Tom Carver
Senior Vice President
Tom Carver has more than twenty years of communications strategy and media experience with an expertise focusing on public policy and international issues. He has managed a wide variety of projects for clients ranging from the World Bank, large mining multinationals, technology companies and developing governments around the world.
Prior to joining CLS, Mr. Carver headed the Washington office of Control Risks, a global risk management consultancy. He provided risk management solutions for corporations, non-profits, and financial institutions, including brand integrity programs, political risk briefings for senior executives, design of long range capital risk assessments and due diligence in M&A situations. His work included leading a team of political and country analysts to support clinical trials of a major pharmaceutical corporation in 40 countries.

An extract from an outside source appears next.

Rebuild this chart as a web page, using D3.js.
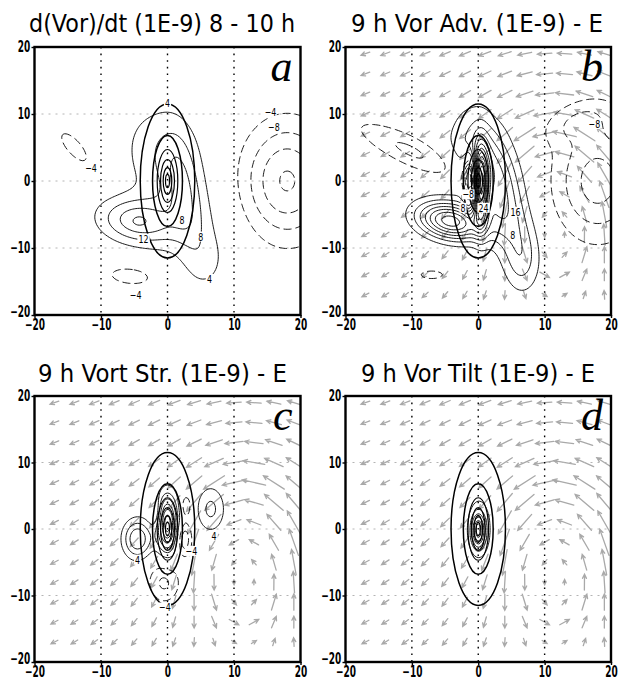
<!DOCTYPE html>
<html>
<head>
<meta charset="utf-8">
<script src="https://cdn.jsdelivr.net/npm/d3@7"></script>
<style>
    body { margin: 0; background: #fff; }
    svg { display: block; }
    .title { font-family: "DejaVu Sans", sans-serif; font-size: 24px; fill: #000; }
    .letter { font-family: "Liberation Serif", "DejaVu Serif", serif; font-style: italic; font-size: 44px; fill: #000; }
    .clabel { font-family: "DejaVu Sans", sans-serif; font-size: 11px; fill: #000; }
</style>
</head>
<body>
<svg id="chart" width="618" height="681"></svg>
<script>
'use strict';

// Titles, panel letters and axis ticks
const panelLetters = ['a', 'b', 'c', 'd'];
const panelTitles = [
    'd(Vor)/dt (1E-9) 8 - 10 h',
    '9 h Vor Adv. (1E-9) - E',
    '9 h Vort Str. (1E-9) - E',
    '9 h Vor Tilt (1E-9) - E'
];
const axisTicks = [-20, -10, 0, 10, 20];
const gridLines = [-10, 0, 10];

// Contour interval 4 (1E-9 s^-2), negative values dashed
const contourLevels = [-40, -36, -32, -28, -24, -20, -16, -12, -8, -4,
    4, 8, 12, 16, 20, 24, 28, 32, 36, 40, 44, 48];

// 9 h vortex vorticity contours (elliptic), semi-axes in km
const vortexRx = [4.1, 2.25, 1.55, 1.05, 0.65, 0.3];
const vortexRy = [11.5, 6.8, 4.7, 3.2, 2.0, 1.0];

// Tendency features: [x, y, sx, sy, amplitude, tilt deg]
const featuresA = [
    [-4.6, -6.0, 4.0, 2.3, 14, -8],
    [-4.3, -6.0, 0.6, 0.4, 3, 0],
    [2.4, -1.5, 1.8, 5.5, 8, 8],
    [1.5, -2.5, 4.2, 8.5, 5.5, 25],
    [-0.5, 5.5, 3.8, 4.2, 4, 0],
    [5.5, -12.0, 2.0, 2.8, 3.2, 0],
    [-14.0, 5.0, 3.3, 1.3, -5.5, -48],
    [-5.5, -14.2, 3.6, 1.4, -5.5, -5],
    [18.0, 0.0, 4.6, 6.0, -16.5, 0]
];
const featuresB = [
    [-4.2, -6.0, 3.4, 1.8, 30, -12],
    [0.4, -0.8, 0.75, 3.8, 40, 0],
    [-1.2, 0.3, 0.7, 2.5, -28, 0],
    [3.0, -1.5, 2.4, 6.5, 18, 18],
    [6.5, -12.0, 1.8, 3.3, 7, 0],
    [-0.5, 4.0, 4.0, 4.4, 5.5, 0],
    [-9.5, 4.2, 7.0, 1.7, -9, -25],
    [18.0, 0.0, 4.5, 6.0, -14, 0],
    [15.0, 9.0, 4.0, 2.0, -6, 20],
    [-7.0, -14.0, 2.0, 0.7, -5.5, 0]
];
const featuresC = [
    [-4.5, -1.5, 1.5, 2.0, 16, 0],
    [6.5, 3.0, 1.5, 2.4, 9, 0],
    [0.0, 0.8, 1.1, 3.0, 26, 0],
    [2.5, -1.5, 0.8, 1.8, -12, 0],
    [-0.5, -8.0, 1.7, 2.2, -9, 0],
    [2.8, 3.5, 0.6, 1.2, -8, 0],
    [-1.8, 2.5, 0.6, 1.5, -6, 0]
];
const featuresD = [
    [0.0, -0.3, 0.7, 1.7, 22, 0],
    [0.2, 0.3, 1.4, 3.6, 6, 0]
];

// Contour labels: [x, y, text]
const labelsA = [[0, 11.6, '4'], [6.3, -14.6, '4'], [2.2, -5.9, '8'], [5.0, -8.3, '8'],
    [-3.6, -8.6, '12'], [-11.5, 2.0, '-4'], [-4.8, -17.0, '-4'], [15.5, 10.3, '-4'], [16.0, 8.1, '-8']];
const labelsB = [[17.5, 8.5, '-8'], [-1.5, -2.0, '-8'], [-2.3, -4.0, '8'], [0.8, -4.0, '24'],
    [5.6, -4.6, '16'], [5.2, -8.0, '8']];
const labelsC = [[-4.5, -4.6, '4'], [3.6, -3.3, '-4'], [7.0, -1.0, '4'], [-0.4, -11.8, '-4']];
const labelsD = [];

// 9 h storm-relative wind (m/s): elongated gyre to the east plus easterly flow
const windCols = [-17, -14, -11, -8, -5, -2, 1, 4, 7, 10, 13, 16, 19];
const windRows = [19, 16, 13, 10, 7, 4, 1, -2, -5, -8, -11, -14, -17];
const gyreCenter = [11.5, -3];
const gyreVmax = 15.5;
const gyreRmax = 7.5;
const gyreAspect = 1.5;
const gyreDecay = 1.4;
const meanWind = [-4.5, 0];

const featureSets = [featuresA, featuresB, featuresC, featuresD];
const labelSets = [labelsA, labelsB, labelsC, labelsD];
const showWind = [false, true, true, true];

(function () {

    const svg = d3.select('#chart');

    const boxes = [
        {x0: 34.5, x1: 300.5, y0: 47, y1: 315, tx: 29, tw: 266, ty: 32},
        {x0: 345.5, x1: 611, y0: 47, y1: 315, tx: 351, tw: 252, ty: 32},
        {x0: 34.5, x1: 300.5, y0: 396, y1: 662, tx: 38, tw: 249, ty: 382},
        {x0: 345.5, x1: 611, y0: 396, y1: 662, tx: 361, tw: 234, ty: 382}
    ];

    // Gridded field
    const step = 0.25;
    const lo = -21;
    const n = Math.round(42 / step) + 1;

    function field(features) {
        const values = new Float64Array(n * n);
        for (let j = 0; j < n; j++) {
            const y = lo + j * step;
            for (let i = 0; i < n; i++) {
                const x = lo + i * step;
                let v = 0;
                features.forEach(function (f) {
                    const a = f[5] * Math.PI / 180;
                    const dx = x - f[0], dy = y - f[1];
                    const u = dx * Math.cos(a) + dy * Math.sin(a);
                    const w = -dx * Math.sin(a) + dy * Math.cos(a);
                    v += f[4] * Math.exp(-0.5 * (u * u / (f[2] * f[2]) + w * w / (f[3] * f[3])));
                });
                values[j * n + i] = v;
            }
        }
        return values;
    }

    // Wind at a point from the elliptic gyre streamfunction
    function wind(x, y) {
        const dx = x - gyreCenter[0], dy = y - gyreCenter[1];
        const e2 = gyreAspect * gyreAspect;
        const r = Math.sqrt(dx * dx + dy * dy / e2) || 1e-6;
        const vt = r < gyreRmax ? gyreVmax * r / gyreRmax : gyreVmax * Math.pow(gyreRmax / r, gyreDecay);
        return [meanWind[0] - vt * dy / (e2 * r), meanWind[1] + vt * dx / r];
    }

    boxes.forEach(function (b, k) {

        const scX = d3.scaleLinear().domain([-20, 20]).range([b.x0, b.x1]);
        const scY = d3.scaleLinear().domain([-20, 20]).range([b.y1, b.y0]);

        const g = svg.append('g').attr('class', 'panel');

        const clipId = 'clip' + k;
        svg.append('clipPath').attr('id', clipId)
            .append('rect')
            .attr('x', b.x0).attr('y', b.y0)
            .attr('width', b.x1 - b.x0).attr('height', b.y1 - b.y0);

        const inner = g.append('g').attr('clip-path', `url(#${clipId})`);

        // Title
        g.append('text')
            .attr('class', 'title')
            .attr('x', b.tx)
            .attr('y', b.ty)
            .attr('textLength', b.tw)
            .attr('lengthAdjust', 'spacingAndGlyphs')
            .text(panelTitles[k]);

        // Wind vectors
        if (showWind[k]) {
            const pxPerMs = 1.7;
            const vecs = [];
            windRows.forEach(function (y) {
                windCols.forEach(function (x) {
                    vecs.push({x: x, y: y, uv: wind(x, y)});
                });
            });
            inner.selectAll('.vec')
                .data(vecs)
                .enter()
                .append('path')
                .attr('class', 'vec')
                .attr('d', function (d) {
                    const cx = scX(d.x), cy = scY(d.y);
                    const ux = d.uv[0] * pxPerMs, uy = -d.uv[1] * pxPerMs;
                    const len = Math.sqrt(ux * ux + uy * uy);
                    const x1 = cx - ux / 2, y1 = cy - uy / 2;
                    const x2 = cx + ux / 2, y2 = cy + uy / 2;
                    const ang = Math.atan2(uy, ux);
                    const h = Math.min(4.5, 0.45 * len + 1.5);
                    const spread = 0.45;
                    const hx1 = x2 - h * Math.cos(ang - spread), hy1 = y2 - h * Math.sin(ang - spread);
                    const hx2 = x2 - h * Math.cos(ang + spread), hy2 = y2 - h * Math.sin(ang + spread);
                    return `M${x1},${y1}L${x2},${y2}M${hx1},${hy1}L${x2},${y2}L${hx2},${hy2}`;
                })
                .style('fill', 'none')
                .style('stroke', '#a9a9a9')
                .style('stroke-width', 1.3)
                .style('stroke-linecap', 'round');
        }

        // Grid lines
        inner.selectAll('.hgrid')
            .data(gridLines)
            .enter()
            .append('line')
            .attr('x1', b.x0).attr('x2', b.x1)
            .attr('y1', (d) => scY(d)).attr('y2', (d) => scY(d))
            .style('stroke', '#b4b4b4')
            .style('stroke-width', 1)
            .style('stroke-dasharray', '2,5');

        inner.selectAll('.vgrid')
            .data(gridLines)
            .enter()
            .append('line')
            .attr('x1', (d) => scX(d)).attr('x2', (d) => scX(d))
            .attr('y1', b.y0).attr('y2', b.y1)
            .style('stroke', '#000')
            .style('stroke-width', 1.4)
            .style('stroke-dasharray', '1.6,5');

        // Contours of the tendency term
        const values = field(featureSets[k]);
        const contours = d3.contours().size([n, n]).thresholds(contourLevels)(values);
        const proj = d3.geoTransform({
            point: function (x, y) {
                this.stream.point(scX(lo + (x - 0.5) * step), scY(lo + (y - 0.5) * step));
            }
        });
        const path = d3.geoPath(proj);

        inner.selectAll('.cont')
            .data(contours)
            .enter()
            .append('path')
            .attr('class', 'cont')
            .attr('d', path)
            .style('fill', 'none')
            .style('stroke', '#000')
            .style('stroke-width', 0.9)
            .style('stroke-dasharray', (d) => d.value < 0 ? '8,4' : null);

        // Vortex vorticity ellipses
        inner.selectAll('.vort')
            .data(vortexRx.map((rx, i) => ({rx: rx, ry: vortexRy[i]})))
            .enter()
            .append('ellipse')
            .attr('cx', scX(0))
            .attr('cy', scY(0))
            .attr('rx', (d) => scX(d.rx) - scX(0))
            .attr('ry', (d) => scY(0) - scY(d.ry))
            .style('fill', 'none')
            .style('stroke', '#000')
            .style('stroke-width', (d, i) => i < 2 ? 1.5 : 1.2);

        // Contour labels
        const labs = inner.selectAll('.clab')
            .data(labelSets[k])
            .enter()
            .append('g')
            .attr('transform', (d) => `translate(${scX(d[0])},${scY(d[1])})`);
        labs.append('rect')
            .attr('x', (d) => -d[2].length * 2.6 - 1)
            .attr('y', -5)
            .attr('width', (d) => d[2].length * 5.2 + 2)
            .attr('height', 10)
            .style('fill', '#fff');
        labs.append('text')
            .attr('class', 'clabel')
            .attr('text-anchor', 'middle')
            .attr('dy', '0.36em')
            .attr('transform', 'scale(0.72,1)')
            .text((d) => d[2].replace('-', '\u2212'));

        // Panel letter
        g.append('text')
            .attr('class', 'letter')
            .attr('x', b.x1 - 8)
            .attr('y', b.y0 + 34)
            .attr('text-anchor', 'end')
            .text(panelLetters[k]);

        // Frame
        g.append('rect')
            .attr('x', b.x0).attr('y', b.y0)
            .attr('width', b.x1 - b.x0).attr('height', b.y1 - b.y0)
            .style('fill', 'none')
            .style('stroke', '#000')
            .style('stroke-width', 2.4);

        // Axes
        const fmt = (d) => d < 0 ? '\u2212' + Math.abs(d) : String(d);
        const xAxis = g.append('g')
            .attr('transform', `translate(0, ${b.y1})`)
            .call(d3.axisBottom(scX).tickValues(axisTicks).tickFormat(fmt).tickSize(3).tickPadding(1));
        const yAxis = g.append('g')
            .attr('transform', `translate(${b.x0}, 0)`)
            .call(d3.axisLeft(scY).tickValues(axisTicks).tickFormat(fmt).tickSize(3).tickPadding(2));
        [xAxis, yAxis].forEach(function (ax) {
            ax.attr('font-size', 15).attr('font-family', 'DejaVu Sans').attr('font-weight', 'bold');
            ax.select('.domain').remove();
            ax.selectAll('line').style('stroke', '#000').style('stroke-width', 1.4);
            ax.selectAll('text')
                .attr('fill', '#000')
                .attr('transform', 'scale(0.6,1)');
        });
        xAxis.selectAll('text').attr('dy', '0.72em');
        yAxis.selectAll('text').attr('x', -7);
        // lift the lowest y label a little so it clears the x label below
        yAxis.selectAll('text').filter((d) => d === -20).attr('dy', '0.1em');
    });

})();
</script>
</body>
</html>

He ran crisis communications training for the International Finance Corporation and devised a crisis mitigation strategy for a large private equity investor in Africa.
Mr. Carver is a former award-winning BBC reporter. He spent 8 years as the BBC’s Washington correspondent. During that time, he covered September 11th and its aftermath, two presidential election campaigns and accompanied President Clinton, President Bush and Vice President Cheney on numerous international trips. Tom has extensive policy and political risk experience of Africa, having spent three years living and traveling in the continent as the BBC’s Africa Correspondent. He reported from Angola, Mozambique, Somalia, Uganda, Kenya, Tanzania, chronicled the collapse of South African apartheid and the start of the Rwandan genocide.
His articles have appeared in the Washington Post, the London Review of Books, the Independent, and the New Statesman. He was a guest lecturer at the British War College. In 2002, Tom was honored by the National Academy of Television Arts and Sciences for his coverage of the September 11th crisis. He has lived overseas in Europe and Africa.